Stated task:
Your task is to copy the listing exactly. Drop any pictures from the copy.

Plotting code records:

--------------------

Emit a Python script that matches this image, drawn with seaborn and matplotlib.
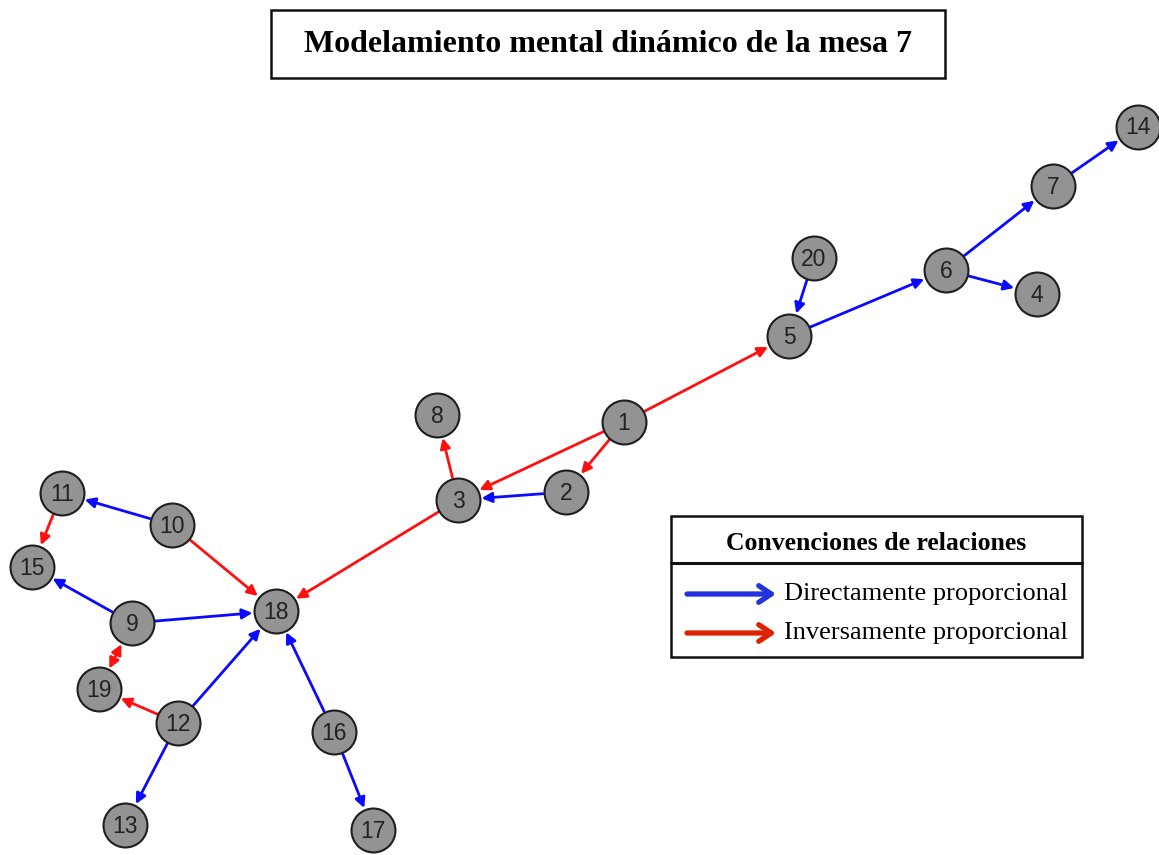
import matplotlib
matplotlib.use("Agg")
import matplotlib.pyplot as plt
from matplotlib.patches import Rectangle
import seaborn as sns

# node positions (pixel frame, y grows downward)
node_ids = ["1", "2", "3", "4", "5", "6", "7", "8", "9", "10",
            "11", "12", "13", "14", "15", "16", "17", "18", "19", "20"]
node_x = [624, 566, 458, 1037, 789, 946, 1053, 437, 132, 172,
          62, 178, 125, 1138, 32, 334, 373, 276, 99, 814]
node_y = [422, 492, 500, 294, 336, 270, 186, 415, 623, 525,
          493, 723, 825, 127, 567, 732, 830, 611, 689, 258]

# relations: source, target, kind (D = directamente, I = inversamente)
edge_src = ["1", "1", "1", "2", "3", "3", "20", "5", "6", "6", "7",
            "10", "10", "11", "9", "9", "19", "12", "12", "12", "16", "16"]
edge_dst = ["5", "3", "2", "3", "8", "18", "5", "6", "7", "4", "14",
            "11", "18", "15", "15", "18", "9", "19", "18", "13", "18", "17"]
edge_kind = ["I", "I", "I", "D", "I", "I", "D", "D", "D", "D", "D",
             "D", "I", "I", "D", "D", "II", "I", "D", "D", "D", "D"]

title = "Modelamiento mental dinámico de la mesa 7"
legend_title = "Convenciones de relaciones"
legend_labels = ["Directamente proporcional", "Inversamente proporcional"]

colors = {"D": "#0a0aff", "I": "#ff1010", "II": "#ff1010"}
legend_colors = ["#2233dd", "#dd2200"]

sns.set_style("white")
fig = plt.figure(figsize=(11.59, 8.55), dpi=100)
ax = fig.add_axes([0, 0, 1, 1])
ax.set_xlim(0, 1159)
ax.set_ylim(855, 0)
ax.axis("off")

pos = {n: (x, y) for n, x, y in zip(node_ids, node_x, node_y)}

# edges
for s, t, k in zip(edge_src, edge_dst, edge_kind):
    head = "head_length=0.6,head_width=0.3"
    style = "<|-|>," + head if k == "II" else "-|>," + head
    ax.annotate("", xy=pos[t], xytext=pos[s], xycoords="data",
                arrowprops=dict(arrowstyle=style, color=colors[k], lw=2.0,
                                shrinkA=16.5, shrinkB=17.0),
                zorder=2)

# nodes
sns.scatterplot(x=node_x, y=node_y, s=1000, color="#939393",
                edgecolor="#1e1e1e", linewidth=1.5, ax=ax, zorder=3, legend=False)
for n, x, y in zip(node_ids, node_x, node_y):
    ax.text(x, y + 1, n, ha="center", va="center", fontsize=16.5,
            family="Liberation Sans", color="#222222", zorder=4)

# title box
ax.add_patch(Rectangle((271, 10), 674, 68, fill=False, lw=1.8, ec="#111111", zorder=5))
ax.text(608, 44, title, ha="center", va="center", fontsize=23, fontweight="bold",
        family="Liberation Serif", color="black")

# legend box
ax.add_patch(Rectangle((671, 516), 411, 141, fill=False, lw=1.8, ec="#111111", zorder=5))
ax.plot([671, 1082], [563, 563], color="#111111", lw=2.2)
ax.text(876, 543, legend_title, ha="center", va="center", fontsize=18.5, fontweight="bold",
        family="Liberation Serif", color="black")
for i, (lab, c) in enumerate(zip(legend_labels, legend_colors)):
    yy = 594 + 39 * i
    ax.annotate("", xy=(776, yy), xytext=(687, yy), xycoords="data",
                arrowprops=dict(arrowstyle="->,head_length=0.9,head_width=0.6",
                                color=c, lw=3.8, shrinkA=0, shrinkB=0,
                                capstyle="round", joinstyle="round"))
    ax.text(784, yy, lab, ha="left", va="center", fontsize=19,
            family="Liberation Serif", color="black")

fig.savefig("out.png", dpi=100, facecolor="white")
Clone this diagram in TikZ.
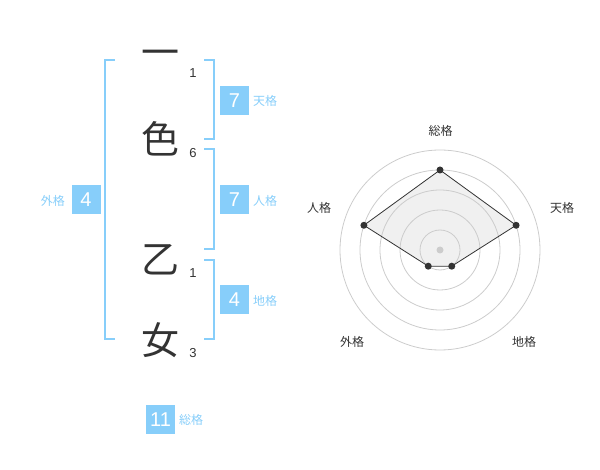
\documentclass[tikz,border=0pt]{standalone}
\usepackage{fontspec}
\usetikzlibrary{calc}
\setmainfont{Liberation Sans}
\newfontfamily\cjk{Noto Sans CJK JP}
\definecolor{sky}{RGB}{135,206,250}
\definecolor{ink}{RGB}{51,51,51}
\definecolor{ring}{RGB}{204,204,204}
\definecolor{area}{RGB}{240,240,240}
\begin{document}
\begin{tikzpicture}[x=1pt,y=-1pt,
  kanji/.style={font=\cjk\fontsize{38}{38}\selectfont, text=ink, inner sep=0pt},
  strokes/.style={font=\fontsize{13}{13}\selectfont, text=ink, inner sep=0pt},
  numbox/.style={fill=sky, text=white, minimum width=29pt, minimum height=29pt, inner sep=0pt, font=\fontsize{20}{20}\selectfont},
  kaku/.style={font=\cjk\fontsize{12}{12}\selectfont, text=sky, inner sep=0pt},
  bracket/.style={draw=sky, line width=2pt},
  axislabel/.style={font=\cjk\fontsize{12}{12}\selectfont, text=ink, inner sep=0pt},
  ringline/.style={draw=ring, line width=0.8pt},
  dot/.style={circle, fill=ink, inner sep=0pt, minimum size=7pt},
]
\useasboundingbox (0,0) rectangle (600,470);
% characters
\node[kanji] (c1) at (160,58) {一};
\node[kanji] (c2) at (160,139) {色};
\node[kanji] (c3) at (160,260) {乙};
\node[kanji] (c4) at (160,340) {女};
\node[strokes] (s1) at (193,73) {1};
\node[strokes] (s2) at (193,153) {6};
\node[strokes] (s3) at (193,273) {1};
\node[strokes] (s4) at (193,353) {3};
% brackets
\draw[bracket] (115,60) -- (105,60) -- (105,339) -- (115,339);
\draw[bracket] (204,60) -- (214,60) -- (214,139) -- (204,139);
\draw[bracket] (204,149) -- (214,149) -- (214,249) -- (204,249);
\draw[bracket] (204,260) -- (214,260) -- (214,339) -- (204,339);
% boxes
\node[numbox] (ten) at (234.5,100.5) {7};
\node[kaku, anchor=west] (tenl) at (253,101) {天格};
\node[numbox] (jin) at (234.5,200) {7};
\node[kaku, anchor=west] (jinl) at (253,201) {人格};
\node[numbox] (chi) at (234.5,300) {4};
\node[kaku, anchor=west] (chil) at (253,301) {地格};
\node[numbox] (gai) at (86,200) {4};
\node[kaku, anchor=east] (gail) at (65,201) {外格};
\node[numbox] (sou) at (160.5,419.5) {11};
\node[kaku, anchor=west] (soul) at (179,420) {総格};
% radar
\coordinate (O) at (440,250);
\coordinate (pS) at ($(O)+(0,-80)$);
\coordinate (pT) at ($(O)+({80*cos(18)},{-80*sin(18)})$);
\coordinate (pC) at ($(O)+({20*cos(54)},{20*sin(54)})$);
\coordinate (pG) at ($(O)+({-20*cos(54)},{20*sin(54)})$);
\coordinate (pJ) at ($(O)+({-80*cos(18)},{-80*sin(18)})$);
\fill[area] (pS) -- (pT) -- (pC) -- (pG) -- (pJ) -- cycle;
\foreach \r in {20,40,60,80,100} \draw[ringline] (O) circle[radius=\r];
\fill[ring] (O) circle[radius=3.5];
\draw[ink, line width=0.8pt] (pS) -- (pT) -- (pC) -- (pG) -- (pJ) -- cycle;
\foreach \p in {pS,pT,pC,pG,pJ} \node[dot] at (\p) {};
\node[axislabel] (lS) at (440.5,130.5) {総格};
\node[axislabel] (lT) at (562,208) {天格};
\node[axislabel] (lJ) at (319,208) {人格};
\node[axislabel] (lG) at (352,342) {外格};
\node[axislabel] (lC) at (524,342) {地格};
\end{tikzpicture}
\end{document}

--------------------

Result of this task:
Emit a Python script that matches this image, drawn with seaborn and matplotlib.
import matplotlib
matplotlib.use("Agg")
import matplotlib.pyplot as plt
from matplotlib.patches import Rectangle
import seaborn as sns

# node positions (pixel frame, y grows downward)
node_ids = ["1", "2", "3", "4", "5", "6", "7", "8", "9", "10",
            "11", "12", "13", "14", "15", "16", "17", "18", "19", "20"]
node_x = [624, 566, 458, 1037, 789, 946, 1053, 437, 132, 172,
          62, 178, 125, 1138, 32, 334, 373, 276, 99, 814]
node_y = [422, 492, 500, 294, 336, 270, 186, 415, 623, 525,
          493, 723, 825, 127, 567, 732, 830, 611, 689, 258]

# relations: source, target, kind (D = directamente, I = inversamente)
edge_src = ["1", "1", "1", "2", "3", "3", "20", "5", "6", "6", "7",
            "10", "10", "11", "9", "9", "19", "12", "12", "12", "16", "16"]
edge_dst = ["5", "3", "2", "3", "8", "18", "5", "6", "7", "4", "14",
            "11", "18", "15", "15", "18", "9", "19", "18", "13", "18", "17"]
edge_kind = ["I", "I", "I", "D", "I", "I", "D", "D", "D", "D", "D",
             "D", "I", "I", "D", "D", "II", "I", "D", "D", "D", "D"]

title = "Modelamiento mental dinámico de la mesa 7"
legend_title = "Convenciones de relaciones"
legend_labels = ["Directamente proporcional", "Inversamente proporcional"]

colors = {"D": "#0a0aff", "I": "#ff1010", "II": "#ff1010"}
legend_colors = ["#2233dd", "#dd2200"]

sns.set_style("white")
fig = plt.figure(figsize=(11.59, 8.55), dpi=100)
ax = fig.add_axes([0, 0, 1, 1])
ax.set_xlim(0, 1159)
ax.set_ylim(855, 0)
ax.axis("off")

pos = {n: (x, y) for n, x, y in zip(node_ids, node_x, node_y)}

# edges
for s, t, k in zip(edge_src, edge_dst, edge_kind):
    head = "head_length=0.6,head_width=0.3"
    style = "<|-|>," + head if k == "II" else "-|>," + head
    ax.annotate("", xy=pos[t], xytext=pos[s], xycoords="data",
                arrowprops=dict(arrowstyle=style, color=colors[k], lw=2.0,
                                shrinkA=16.5, shrinkB=17.0),
                zorder=2)

# nodes
sns.scatterplot(x=node_x, y=node_y, s=1000, color="#939393",
                edgecolor="#1e1e1e", linewidth=1.5, ax=ax, zorder=3, legend=False)
for n, x, y in zip(node_ids, node_x, node_y):
    ax.text(x, y + 1, n, ha="center", va="center", fontsize=16.5,
            family="Liberation Sans", color="#222222", zorder=4)

# title box
ax.add_patch(Rectangle((271, 10), 674, 68, fill=False, lw=1.8, ec="#111111", zorder=5))
ax.text(608, 44, title, ha="center", va="center", fontsize=23, fontweight="bold",
        family="Liberation Serif", color="black")

# legend box
ax.add_patch(Rectangle((671, 516), 411, 141, fill=False, lw=1.8, ec="#111111", zorder=5))
ax.plot([671, 1082], [563, 563], color="#111111", lw=2.2)
ax.text(876, 543, legend_title, ha="center", va="center", fontsize=18.5, fontweight="bold",
        family="Liberation Serif", color="black")
for i, (lab, c) in enumerate(zip(legend_labels, legend_colors)):
    yy = 594 + 39 * i
    ax.annotate("", xy=(776, yy), xytext=(687, yy), xycoords="data",
                arrowprops=dict(arrowstyle="->,head_length=0.9,head_width=0.6",
                                color=c, lw=3.8, shrinkA=0, shrinkB=0,
                                capstyle="round", joinstyle="round"))
    ax.text(784, yy, lab, ha="left", va="center", fontsize=19,
            family="Liberation Serif", color="black")

fig.savefig("out.png", dpi=100, facecolor="white")
Clone this diagram in TikZ.
\documentclass[tikz,border=0pt]{standalone}
\usepackage{fontspec}
\usetikzlibrary{calc}
\setmainfont{Liberation Sans}
\newfontfamily\cjk{Noto Sans CJK JP}
\definecolor{sky}{RGB}{135,206,250}
\definecolor{ink}{RGB}{51,51,51}
\definecolor{ring}{RGB}{204,204,204}
\definecolor{area}{RGB}{240,240,240}
\begin{document}
\begin{tikzpicture}[x=1pt,y=-1pt,
  kanji/.style={font=\cjk\fontsize{38}{38}\selectfont, text=ink, inner sep=0pt},
  strokes/.style={font=\fontsize{13}{13}\selectfont, text=ink, inner sep=0pt},
  numbox/.style={fill=sky, text=white, minimum width=29pt, minimum height=29pt, inner sep=0pt, font=\fontsize{20}{20}\selectfont},
  kaku/.style={font=\cjk\fontsize{12}{12}\selectfont, text=sky, inner sep=0pt},
  bracket/.style={draw=sky, line width=2pt},
  axislabel/.style={font=\cjk\fontsize{12}{12}\selectfont, text=ink, inner sep=0pt},
  ringline/.style={draw=ring, line width=0.8pt},
  dot/.style={circle, fill=ink, inner sep=0pt, minimum size=7pt},
]
\useasboundingbox (0,0) rectangle (600,470);
% characters
\node[kanji] (c1) at (160,58) {一};
\node[kanji] (c2) at (160,139) {色};
\node[kanji] (c3) at (160,260) {乙};
\node[kanji] (c4) at (160,340) {女};
\node[strokes] (s1) at (193,73) {1};
\node[strokes] (s2) at (193,153) {6};
\node[strokes] (s3) at (193,273) {1};
\node[strokes] (s4) at (193,353) {3};
% brackets
\draw[bracket] (115,60) -- (105,60) -- (105,339) -- (115,339);
\draw[bracket] (204,60) -- (214,60) -- (214,139) -- (204,139);
\draw[bracket] (204,149) -- (214,149) -- (214,249) -- (204,249);
\draw[bracket] (204,260) -- (214,260) -- (214,339) -- (204,339);
% boxes
\node[numbox] (ten) at (234.5,100.5) {7};
\node[kaku, anchor=west] (tenl) at (253,101) {天格};
\node[numbox] (jin) at (234.5,200) {7};
\node[kaku, anchor=west] (jinl) at (253,201) {人格};
\node[numbox] (chi) at (234.5,300) {4};
\node[kaku, anchor=west] (chil) at (253,301) {地格};
\node[numbox] (gai) at (86,200) {4};
\node[kaku, anchor=east] (gail) at (65,201) {外格};
\node[numbox] (sou) at (160.5,419.5) {11};
\node[kaku, anchor=west] (soul) at (179,420) {総格};
% radar
\coordinate (O) at (440,250);
\coordinate (pS) at ($(O)+(0,-80)$);
\coordinate (pT) at ($(O)+({80*cos(18)},{-80*sin(18)})$);
\coordinate (pC) at ($(O)+({20*cos(54)},{20*sin(54)})$);
\coordinate (pG) at ($(O)+({-20*cos(54)},{20*sin(54)})$);
\coordinate (pJ) at ($(O)+({-80*cos(18)},{-80*sin(18)})$);
\fill[area] (pS) -- (pT) -- (pC) -- (pG) -- (pJ) -- cycle;
\foreach \r in {20,40,60,80,100} \draw[ringline] (O) circle[radius=\r];
\fill[ring] (O) circle[radius=3.5];
\draw[ink, line width=0.8pt] (pS) -- (pT) -- (pC) -- (pG) -- (pJ) -- cycle;
\foreach \p in {pS,pT,pC,pG,pJ} \node[dot] at (\p) {};
\node[axislabel] (lS) at (440.5,130.5) {総格};
\node[axislabel] (lT) at (562,208) {天格};
\node[axislabel] (lJ) at (319,208) {人格};
\node[axislabel] (lG) at (352,342) {外格};
\node[axislabel] (lC) at (524,342) {地格};
\end{tikzpicture}
\end{document}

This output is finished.